Principalement rurale, le secteur agricole de la province a été sévèrement touché ces dernières années par des aléas récurrents, notamment des inondations, des vagues de froid et des sécheresses entre 2018 et 2019, puis entre 2021 et 2023. Ces catastrophes ont miné la résilience des communautés, forçant nombre de personnes à abandonner leurs moyens de subsistance et à se déplacer vers des zones urbaines informelles à la recherche d'aide humanitaire. Le Covid a frappé entre ces sécheresses, affectant les personnes déplacées vivant dans des camps surpeuplés où l'eau, l'assainissement et les services de santé étaient limités.

L'augmentation des coûts agricoles résultant du ralentissement économique depuis 2021 a également conduit de nombreux agriculteurs à interrompre progressivement leurs activités et, dans certains cas, à abandonner leurs terres. D'autres ont réduit leurs troupeaux pour faire face à la détérioration de la situation économique. Cette situation a aggravé l'insécurité alimentaire, qui s'est encore accentuée lorsque le financement de l'aide alimentaire a été considérablement réduit en septembre 2023. Près de 889 000 personnes vivaient en situation d'insécurité alimentaire aiguë lorsque les tremblements de terre ont frappé, soit plus que dans toute autre province, mais aucune donnée désagrégée n'était disponible pour évaluer le nombre de personnes vivant en situation de déplacement interne.

La catastrophe a aggravé la situation humanitaire générale, car les dégâts causés aux routes et aux ponts ont perturbé l'acheminement de l'aide. Des contraintes administratives, notamment un décret de décembre 2022 interdisant aux femmes afghanes de travailler dans des organisations non gouvernementales nationales et internationales, étendu par la suite aux agences des Nations unies en avril 2023, ont également entravé l'efficacité de l'aide aux personnes déplacées.

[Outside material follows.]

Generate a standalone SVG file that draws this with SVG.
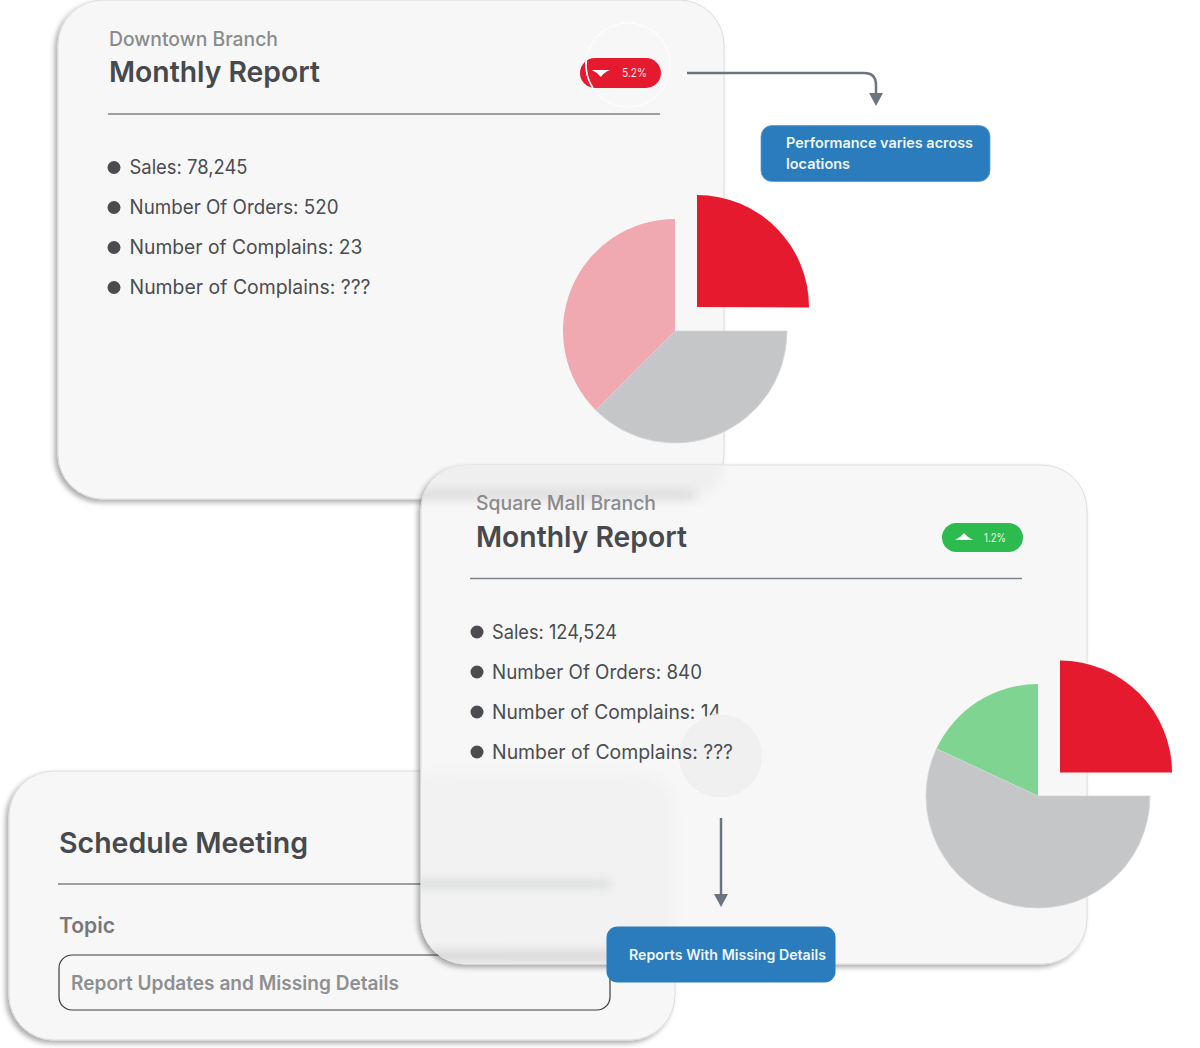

Les dégâts causés par les tremblements de terre aux fosses septiques, aux systèmes de drainage, aux puits et aux pompes à eau ont aggravé les conséquences des sécheresses des années précédentes, laissant les personnes déplacées et les communautés d'accueil avec un accès à l'eau potable et à l'assainissement de plus en plus limité. Certaines des personnes qui avaient perdu leur maison ont également perdu leurs équipements d'eau potable, ce qui a augmenté les risques de contamination et de maladie.

L'apparition du phénomène El Niño a augmenté le risque de neige à l'approche de l'hiver, ce qui a constitué un nouveau défi pour la santé et la sécurité des personnes vivant encore à l'extérieur, sous des tentes improvisées. Compte tenu du traumatisme causé par les tremblements de terre, de nombreuses personnes ont craint de retourner chez elles, même si leurs logements n'avaient pas subi de dégâts importants. À la fin de l'année, environ 900 personnes vivaient encore en situation de déplacement à Herat.